Sejumlah elemen masyarakat sipil tengah meletakkan perhatian mereka terhadap perkembangan revisi UU ITE, terlebih setelah Menko Polhukam Mahfud MD membentuk tim khusus untuk mengkaji sejumlah pasal yang berpotensi memberangus kebebasan berpendapat.
Pakar hukum pidana dari Universitas Trisakti Abdul Fikar Hajar mengatakan, setidaknya ada dua pasal yang mendesak untuk direvisi.
“Sejak awal, dalam berbagai kesempatan saya selalu katakan bahwa Pasal 27 ayat (3) dan Pasal 28 ayat (2) UU ITE seharusnya dicabut,” katanya kepada Asumsi.co, Senin (22/02/2021).
Pasal 27 ayat (3) UU ITE berbunyi:
Setiap Orang dengan sengaja dan tanpa hak mendistribusikan dan/atau mentransmisikan dan/atau membuat dapat diaksesnya Informasi Elektronik dan/atau Dokumen Elektronik yang memiliki muatan penghinaan dan/atau pencemaran nama baik.
Sedangkan Pasal 28 ayat (2) UU ITE adalah sebagai berikut:
Setiap Orang dengan sengaja dan tanpa hak menyebarkan informasi yang ditujukan untuk menimbulkan rasa kebencian atau permusuhan individu dan/atau kelompok masyarakat tertentu berdasarkan atas suku, agama, ras, dan antargolongan (SARA).
Menurut Fikar, UU ITE memiliki semangat mengatur bisnis dan perdagangan secara daring.
“Tidak cocok kalau UU ITE mengandung ketentuan yang mengatur tentang pencemaran nama baik, atau menyangkut ujaran kebencian yang menyebabkan permusuhan berdasarkan suku, agama ras dan antar golongan,” kata Fikar.
Ia menambahkan, jual-beli daring tidak mengenal agama atau suku. Sehingga, Pasal 28 ayat (2) UU ITE, menurutnya mengaburkan substansi UU tersebut.
“Seharusnya, ketentuan tersebut dihapus saja karena sudah diatur dalam Pasal 310 hingga 311 KUHP yang isinya soal pencemaran nama baik,” jelasnya.
Selanjutnya, Pasal 27 ayat (3) dan Pasal 28 ayat (2) UU ITE, kata Fikar, pada praktiknya justru digunakan untuk membungkam suara publik. Menurut Fikar, bunyi Pasal dan proses pidananya merugikan banyak pihak, termasuk penegak hukum.
“UU ITE ini mengesankan seolah-olah penegak hukum kepolisian dan kejaksaan menjadi alat dari kekuasaan untuk membungkam kritik,” katanya.

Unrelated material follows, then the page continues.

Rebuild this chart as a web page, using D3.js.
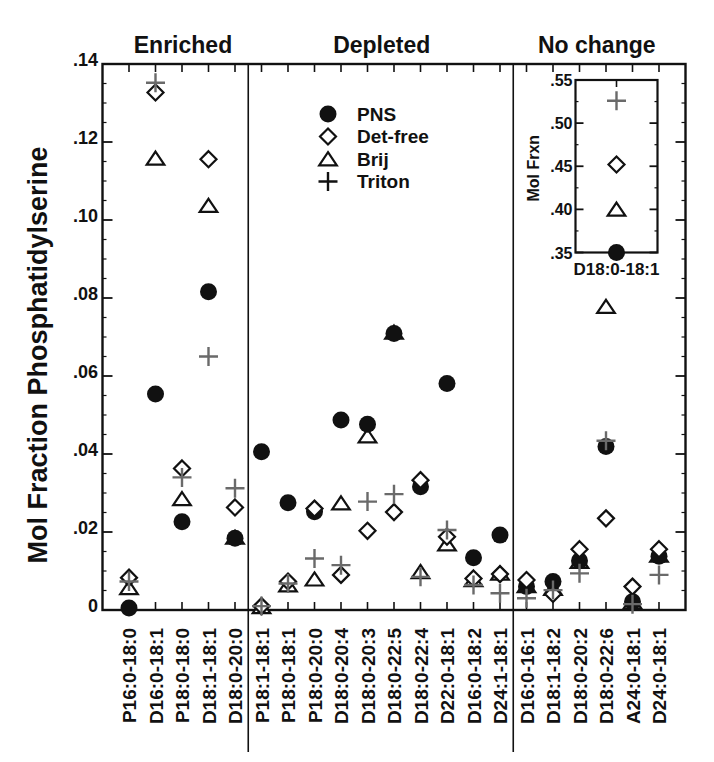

Fikar menegaskan, Pasal 27 ayat (3) dan Pasal 28 ayat (2) UI ITE sebenarnya meskipun sudah tidak cocok digunakan pada era demokrasi.
“Jadi, seharusnya dihapus saja agar masyarakat tidak saling melapor, karena pengertian tindak pidananya sangat longgar,” tandasnya.
Selain pakar hukum, Dewan Pers sebagai lembaga tertinggi yang mengatur komunitas pers di Indonesia pun telah memastikan mereka akan berperan aktif dalam merekomendasikan revisi UU ITE yang tengah diwacanakan pemerintah.
Anggota dan Ketua Komisi Pemberdayaan Organisasi Dewan Pers, Asep Setiawan mengatakan pembahasan usulan digelar secara terbuka lewat diskusi publik mulai Sabtu (20/02) lalu.
“Diskusi ini dilakukan dalam beberapa putaran. Setelah digelar Sabtu kemarin, masih akan digelar 3 sampai 4 kali lagi,” kata Asep melalui keterangan pers kepada wartawan.
Diskusi tersebut melibatkan sejumlah pihak mulai dari pakar hukum, insan media, pihak Dewan Perwakilan Rakyat (DPR) hingga unsur masyarakat. Asep berharap, masukan dari mereka dapat menjadi formula untuk disaring menjadi rekomendasi revisi UU yang selama ini menuai pro dan kontra di tengah masyarakat.